Flow additives are also advantageously included in the target mixture. Magnesium stearate, particularly in about 0.5% by weight of the target mixture will improve the flowability of the mixture and act as a lubricant to enhance release of cast targets from the molds. Including less magnesium stearate may not lead to the desired properties and using more than 0.5% magnesium stearate is costly and may not lead to significantly improved properties. Nevertheless, using more than about 0.25% will be suitable for some applications.

Pigments, such as carbon black, can be used to impart a desired appearance to the target. The addition of carbon black also lead to a somewhat improved flow rheology. The use of approximately 0.12% has been found to be suitable. The finished product can also be painted to change its appearance. For example, a fluorescent orange color can be applied to the top thereof. Also, various known fire retardant paints, such as latex fire retardant paints, can assist in rendering the product incapable of supporting flammability on its own.

Although the mechanism for forming friable targets is not fully understood, it is believed to relate to the ability to cast targets in an unstable form. For example, sulfur is an S8 molecule and is normally connected in a ring form. It is believed that by heating sulfur, it is possible to open the ring to form a chain of sulfur atoms. Continued heating is believed to link the chains to form sulfur "polymer" or "oligimer" chains in the heated state. This is evidenced by a change in viscosity above sulfur's melting point from a temperature of 320° F. to 370° F.

While cast sulfur is initially in a monoclinic crystalline structure, sulfur's stable state below 203° F. is rhombic. Rhombic sulfur has a crumbly chalk-like structure.
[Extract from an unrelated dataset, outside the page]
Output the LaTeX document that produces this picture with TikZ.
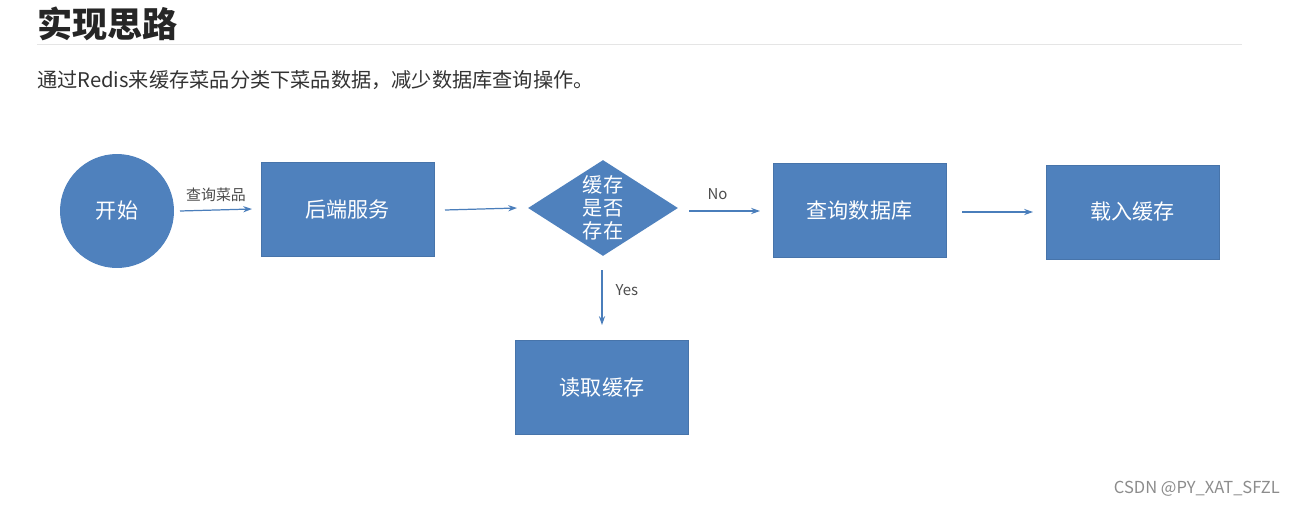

As cast monoclinic sulfur reverts to a rhombic state, built up stresses and energy are released and a cracked and/or structurally weak solid is produced. Thus, it is preferable to maintain as much of the sulfur as possible in the monoclinic state as this will maintain the internal stresses which promote brittleness, while preventing cracking and a weak solid.

It is believed that if lignin sulfonate is present when the sulfur molecules are opened during heating, the open chains of sulfur will link to the lignin sulfonate compound and form polymer type compounds including sulfur and lignin sulfonate. Thus, the sulfur will be unable to return to S8 rings when the temperature is reduced. It is believed that by bonding to the opened sulfur chains, the lignin sulfonate is effective in preventing the monoclinic crystal structure which forms on initial cooling from reverting to a rhombic structure which is more stable at lowered temperatures. The foregoing actions of lignin sulfonate are considered to create stress and thereby store potential energy in the material, leading to material having the correct balance of strength and brittleness.

It is believed that if the sulfur/lignin sulfonate combination is maintained at a temperature of over approximately 350° F. for more than approximately 1 hour, a sufficient amount of "polymers" of sulfur and lignin sulfonate will form. It is believed that if higher temperatures or longer heating periods are employed, the material will become undesirable vicious, which will interfere with processing. If significantly less time or temperature is employed, it is believed that an insufficient number of sulfur rings will open and bond with the lignin sulfonate, leading to a target having lower potential energy and therefore undesirably low friability.

Preferred embodiments of the invention will be explained with reference to the following examples, which are provided for purposes of illustration only and are not intended to be construed in limiting sense.

A target composed of 41% sulfur, 38% limestone powder, 9% Bentonite clay, 9% PVC, 2% lignin sulfonate and 1% magnesium stearate was prepared. First, the sulfur was melted and all the ingredients were added simultaneously. The mixture was then heated to 350° F. and held at this temperature for one hour. Afterwards, the mixture was cooled to 270° F. and targets were cast in conventional target casting molds. After casting into the saucer shape of FIGS. 2-3, the top and bottom of the targets were painted with fire retardant paint. The resulting targets had the approximate weight and feel of conventional pitch targets. When struck with a hard object, they emitted the familiar plink sound of a highly frangible object, such as a conventional target or a china plate.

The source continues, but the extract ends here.